We next address the award of permanent spousal maintenance in the amount of $125 a week granted defendant. Defendant left her job when the parties married in 1968 and she was not employed outside the home for a period of 17 years. In 1986, she began working as a school bus driver and, at the time of trial, she was 46 years of age and held a class A commercial driver’s license. As a result of additional part-time employment, defendant’s 1997 tax records reflected an income of $22,680. Plaintiffs earnings also increased over the course of the marriage. When the parties were first married, plaintiff worked as a farmer and had an annual income below $10,000. He later engaged in carpentry work and eventually acquired part-time employment in 1976 as a Town Assessor. At the time of trial, plaintiff was 52 years old with a total income of $41,400 derived from his salary as the Assessor for two towns.

It is well settled that determination of whether one of the parties in a matrimonial action is entitled to maintenance and, if so, the amount to be awarded falls within the broad discretionary powers of Supreme Court (see, Domestic Relations Law § 236 [B] [6] [a]; Cohen v Cohen, 154 AD2d 808, 809; Donnelly v Donnelly, 144 AD2d 797, 798, appeal dismissed 73 NY2d 992). In this case, we find the record reveals, that an award of maintenance was appropriate and the amount plaintiff was directed to pay on a weekly basis was justified by the statutory factors articulated by Supreme Court, such as the income disparity between the parties, the long duration of the marriage, the parties’ predivorce marital standard of living and the limitations on defendant’s earning capacity in light of her lack of higher education (see, Domestic Relations Law § 236 [B] [6]).

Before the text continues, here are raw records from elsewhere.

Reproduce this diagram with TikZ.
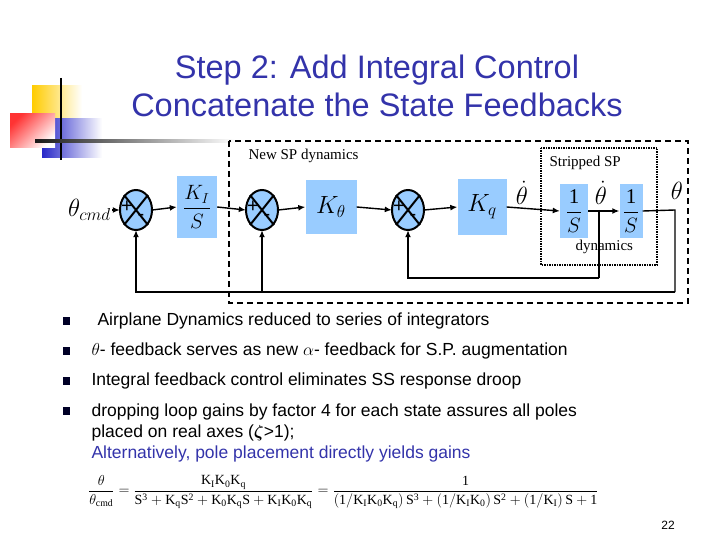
\documentclass[tikz,border=0pt]{standalone}
\usepackage{amsmath}
\usepackage{fontspec}
\setmainfont{Liberation Sans}
\setmathrm{Liberation Serif}
\newfontfamily\serifx{Liberation Serif}
\usetikzlibrary{shapes.geometric,arrows.meta,calc}
\definecolor{ttl}{RGB}{51,51,170}
\definecolor{blk}{RGB}{153,204,255}
\tikzset{
 gbox/.style={fill=blk,draw=none,inner sep=0pt},
 sumj/.style={ellipse,fill=blk,draw=none,minimum width=32pt,minimum height=40pt,inner sep=0pt},
 sig/.style={line width=1.4pt,-{Latex[length=7pt,width=6pt]}},
 ln/.style={line width=1.4pt},
 bul/.style={anchor=west,font=\fontsize{17.5}{21}\selectfont},
}
\begin{document}
\begin{tikzpicture}[x=1pt,y=-1pt]
\useasboundingbox (0,0) rectangle (720,540);
% logo
\shade[left color={rgb,255:red,255;green,204;blue,0},right color=white] (32,86) rectangle (82,120);
\shade[left color={rgb,255:red,40;green,40;blue,200},right color=white] (42,119) rectangle (102,158);
\shade[left color=white,right color=red,top color=red!80, bottom color=white,shading angle=45] (10,114) rectangle (55,148);
\draw[line width=2.5pt] (61,78) -- (61,160);
\shade[left color=black!90,right color=white] (35,140) rectangle (235,143);
% title
\node[font=\fontsize{32.5}{38}\selectfont,text=ttl,align=center] (title) at (377,86) {Step 2: Add Integral Control\\Concatenate the State Feedbacks};
% diagram
\node[anchor=east,font=\fontsize{24}{24}\selectfont,inner sep=1pt] (cmd) at (112,210) {$\theta_{cmd}$};
\node[sumj] (s1) at (136,210) {};
\node[gbox,minimum width=40pt,minimum height=62pt] (ki) at (197,207) {\fontsize{21}{21}\selectfont$\dfrac{K_I}{S}$};
\node[sumj] (s2) at (262,210) {};
\node[gbox,minimum width=51pt,minimum height=53pt] (kt) at (331,207) {\fontsize{27}{27}\selectfont$K_\theta$};
\node[sumj] (s3) at (408,210) {};
\node[gbox,minimum width=49pt,minimum height=55pt] (kq) at (482,207) {\fontsize{27}{27}\selectfont$K_q$};
\node[gbox,minimum width=28pt,minimum height=53pt] (i1) at (574,211) {\fontsize{21}{21}\selectfont$\dfrac{\mathrm{1}}{S}$};
\node[gbox,minimum width=23pt,minimum height=53pt] (i2) at (631,211) {\fontsize{21}{21}\selectfont$\dfrac{\mathrm{1}}{S}$};
\foreach \s in {s1,s2,s3}{
 \draw[line width=2pt] (\s) ellipse (16 and 20);
 \draw[line width=2pt] ($(\s)+(-12,-15)$) -- ($(\s)+(12,15)$) ($(\s)+(12,-15)$) -- ($(\s)+(-12,15)$);
 \node[font=\fontsize{20}{20}\selectfont] at ($(\s)+(-9,-3)$) {+};
 \node[font=\fontsize{20}{20}\selectfont] at ($(\s)+(5,7)$) {-};
}
\node[font=\fontsize{26}{26}\selectfont,inner sep=0pt] (td1) at (522,193) {$\dot\theta$};
\node[font=\fontsize{26}{26}\selectfont,inner sep=0pt] (td2) at (601,193) {$\dot\theta$};
\node[font=\fontsize{28}{28}\selectfont,inner sep=0pt] (th) at (677,191) {$\theta$};
\coordinate (o1) at (675,210);
\coordinate (b1) at (675,292);
\coordinate (b2) at (599,278);
\coordinate (br) at (599,210);
\draw[sig] (cmd.east) -- (s1.west);
\draw[sig] (s1.east) -- (ki.west);
\draw[sig] (ki.east) -- (s2.west);
\draw[sig] (s2.east) -- (kt.west);
\draw[sig] (kt.east) -- (s3.west);
\draw[sig] (s3.east) -- (kq.west);
\draw[sig] (kq.east) -- (i1.west);
\draw[sig] (i1.east) -- (i2.west);
\draw[ln] (i2.east) -- (o1) -- (b1);
\draw[sig] (b1) -| (s1.south);
\draw[sig] (262,292) -- (s2.south);
\draw[ln] (br) -- (b2);
\draw[sig] (b2) -| (s3.south);
% frames
\draw[line width=2.2pt,dash pattern=on 6pt off 4pt] (229,141) rectangle (688,303);
\draw[line width=2pt,dash pattern=on 1.5pt off 1pt] (541,148) rectangle (657,265);
\node[anchor=north west,font=\serifx\fontsize{15}{15}\selectfont] (nsp) at (245,146) {New SP dynamics};
\node[anchor=north west,font=\serifx\fontsize{15}{15}\selectfont] (ssp) at (546,153) {Stripped SP};
\node[anchor=north west,font=\serifx\fontsize{15}{15}\selectfont] (dyn) at (572,237) {dynamics};
% bullets
\foreach \y in {321,351,381,411}{\fill[black!85!blue] (63,\y-4) rectangle (70,\y+4);}
\node[bul] (b1t) at (94,321) {Airplane Dynamics reduced to series of integrators};
\node[bul] (b2t) at (88,351) {$\theta$- feedback serves as new $\alpha$- feedback for S.P. augmentation};
\node[bul] (b3t) at (88,381) {Integral feedback control eliminates SS response droop};
\node[bul,align=left,anchor=north west] (b4t) at (88,400) {dropping loop gains by factor 4 for each state assures all poles\\placed on real axes ($\boldsymbol{\zeta}$>1);\\\textcolor{ttl}{Alternatively, pole placement directly yields gains}};
% equation
\node[anchor=west,font=\serifx\fontsize{14}{15}\selectfont,inner sep=0pt] (eq) at (88,492) {$\displaystyle\frac{\mathrm{\theta}}{\mathrm{\theta_{cmd}}}=\frac{\mathrm{K_IK_0K_q}}{\mathrm{S^3+K_qS^2+K_0K_qS+K_IK_0K_q}}=\frac{\mathrm{1}}{\mathrm{\left(1/K_IK_0K_q\right)S^3+\left(1/K_IK_0\right)S^2+\left(1/K_I\right)S+1}}$};
\node[font=\fontsize{12}{12}\selectfont] (pg) at (668,525) {22};
\end{tikzpicture}
\end{document}
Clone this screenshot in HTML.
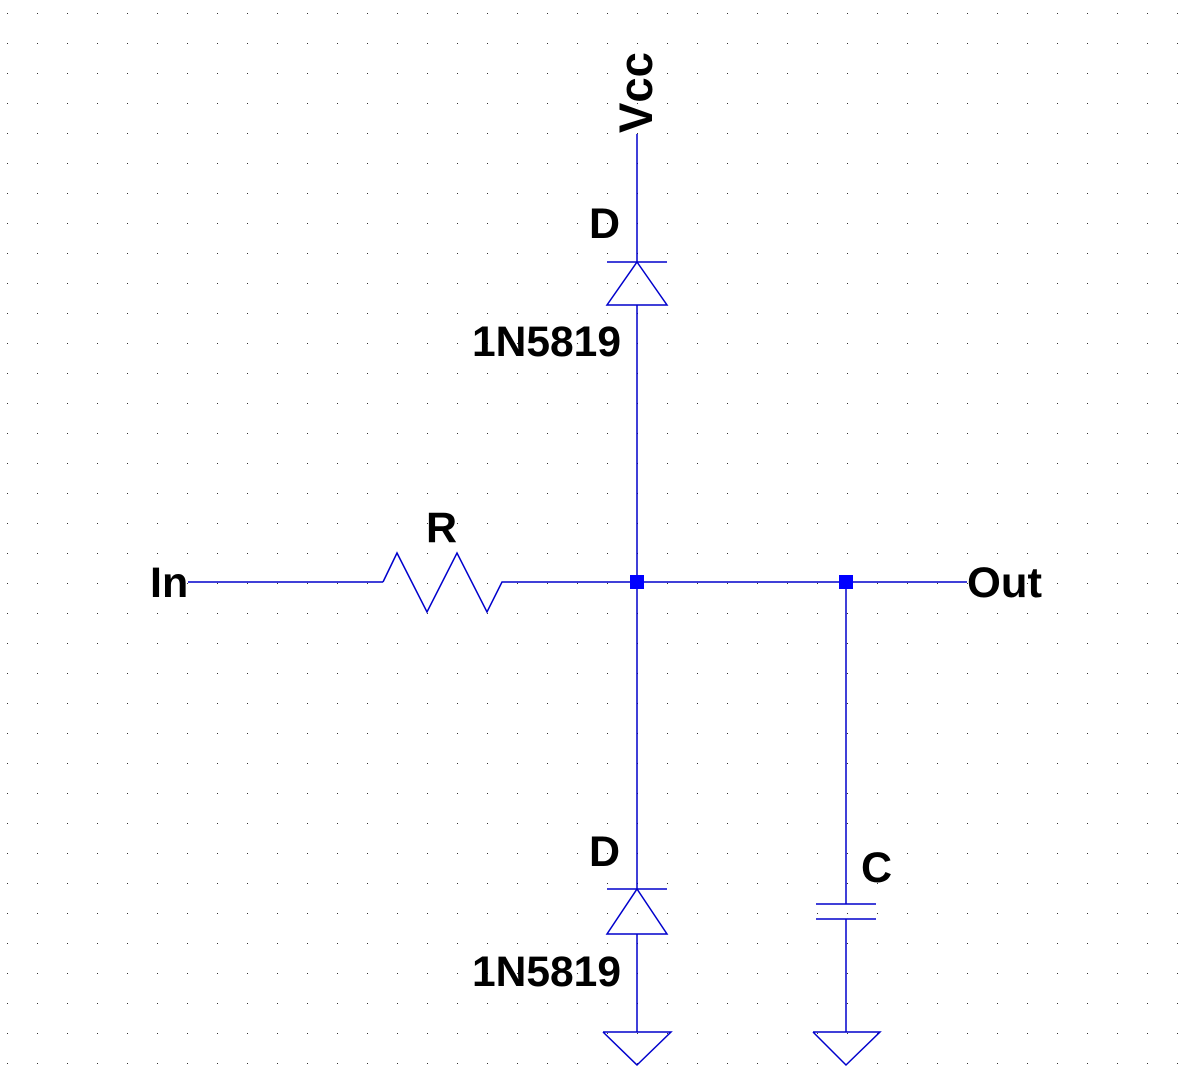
<!DOCTYPE html>
<html><head><meta charset="utf-8"><style>
html,body{margin:0;padding:0;background:#fff;}
svg{display:block}
text{font-family:"Liberation Sans",Arial,sans-serif;font-weight:bold;fill:#000;font-size:43px}
</style></head><body>
<svg id="s" width="1181" height="1073" viewBox="0 0 1181 1073" xmlns="http://www.w3.org/2000/svg">
<g id="grid"></g>
<g stroke="#0000cc" stroke-width="1.5" fill="none">
<line x1="637" y1="134" x2="637" y2="262"/>
<line x1="607" y1="262" x2="667" y2="262"/>
<polygon points="637,262 607,305 667,305"/>
<line x1="637" y1="305" x2="637" y2="889"/>
<line x1="607" y1="889" x2="667" y2="889"/>
<polygon points="637,889 607,934 667,934"/>
<line x1="637" y1="934" x2="637" y2="1032"/>
<polyline points="603,1032 671,1032 637,1065 603,1032"/>
<line x1="188" y1="582" x2="383" y2="582"/>
<polyline points="383,582 397,553 427,612 457,553 487,612 502,582 967,582"/>
<line x1="846" y1="582" x2="846" y2="904"/>
<line x1="816" y1="904" x2="876" y2="904"/>
<line x1="816" y1="919" x2="876" y2="919"/>
<line x1="846" y1="919" x2="846" y2="1032"/>
<polyline points="813,1032 880,1032 846,1065 813,1032"/>
</g>
<rect x="630" y="575" width="14" height="14" fill="#0000ff"/>
<rect x="839" y="575" width="14" height="14" fill="#0000ff"/>
<text x="150" y="597">In</text>
<text x="967" y="597" textLength="75" lengthAdjust="spacingAndGlyphs">Out</text>
<text x="426" y="542">R</text>
<text x="589" y="238">D</text>
<text x="472" y="356" textLength="149" lengthAdjust="spacingAndGlyphs">1N5819</text>
<text x="589" y="866">D</text>
<text x="472" y="986" textLength="149" lengthAdjust="spacingAndGlyphs">1N5819</text>
<text x="861" y="882">C</text>
<text transform="translate(652,133) rotate(-90)" style="font-size:47px" textLength="81" lengthAdjust="spacingAndGlyphs">Vcc</text>
</svg>
<script>
const g=document.getElementById('grid');
let d='';
for(let x=7;x<1181;x+=30){for(let y=13;y<1073;y+=30){d+='M'+x+' '+y+'h1v1h-1z';}}
const p=document.createElementNS('http://www.w3.org/2000/svg','path');
p.setAttribute('d',d);p.setAttribute('fill','#333');


g.appendChild(p);
</script>
</body></html>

Although plaintiff contests the “lifetime” duration of the award in his brief on appeal, plaintiffs attorney acknowledged at oral argument that plaintiff is no longer paying maintenance to his former spouse and defendant confirmed that she has remarried. In light of the parties’ present circumstances, plaintiffs challenge to the duration of the maintenance award is moot (see, Domestic Relations Law § 236 [B] [6] [c]) and, accordingly, we decline to review the propriety of the grant of permanent maintenance.

Finally, plaintiff submits that the amended and resettled judgment incorrectly calculates defendant’s monthly child support obligation at $267, which he asserts should be increased to $420.18. Pursuant to the Child Support Standards Act, child support calculations are based on the parents’ gross incomes as reported in their most recent Federal income tax returns (see, Domestic Relations Law § 240 [1-b] [b] [5]; Hapeman v Hapeman, supra, at 808-809), with statutory deductions for FICA taxes and maintenance actually paid (see, Domestic Relations Law § 240 [1-b] [b] [5] [vii] [C], [H]; Hapeman v Hapeman, supra, at 809). In addition to an apparent mathematical error, defendant’s gross income as evidenced in her 1997 income tax return does not reconcile with the income attributed to her by Supreme Court, and no income tax records or W-2 statements pertaining to plaintiffs earnings are contained in the record. For these reasons, the calculation of child support is remitted for further proceedings consistent with the statutory requirements (see, Domestic Relations Law § 240 [1-b]; McNally v McNally, 251 AD2d 302, 303-304). Defendant shall continue to pay child support in the amount of $267 per month as ordered until such review is completed by Supreme Court.

Cardona, P. J., Carpinello, Mugglin and Lahtinen, JJ., concur. Ordered that the amended judgment is modified, on the law, without costs, by remitting the matter to the Supreme Court for the purpose of recalculating the parties’ child support obligations, and, as so modified, affirmed.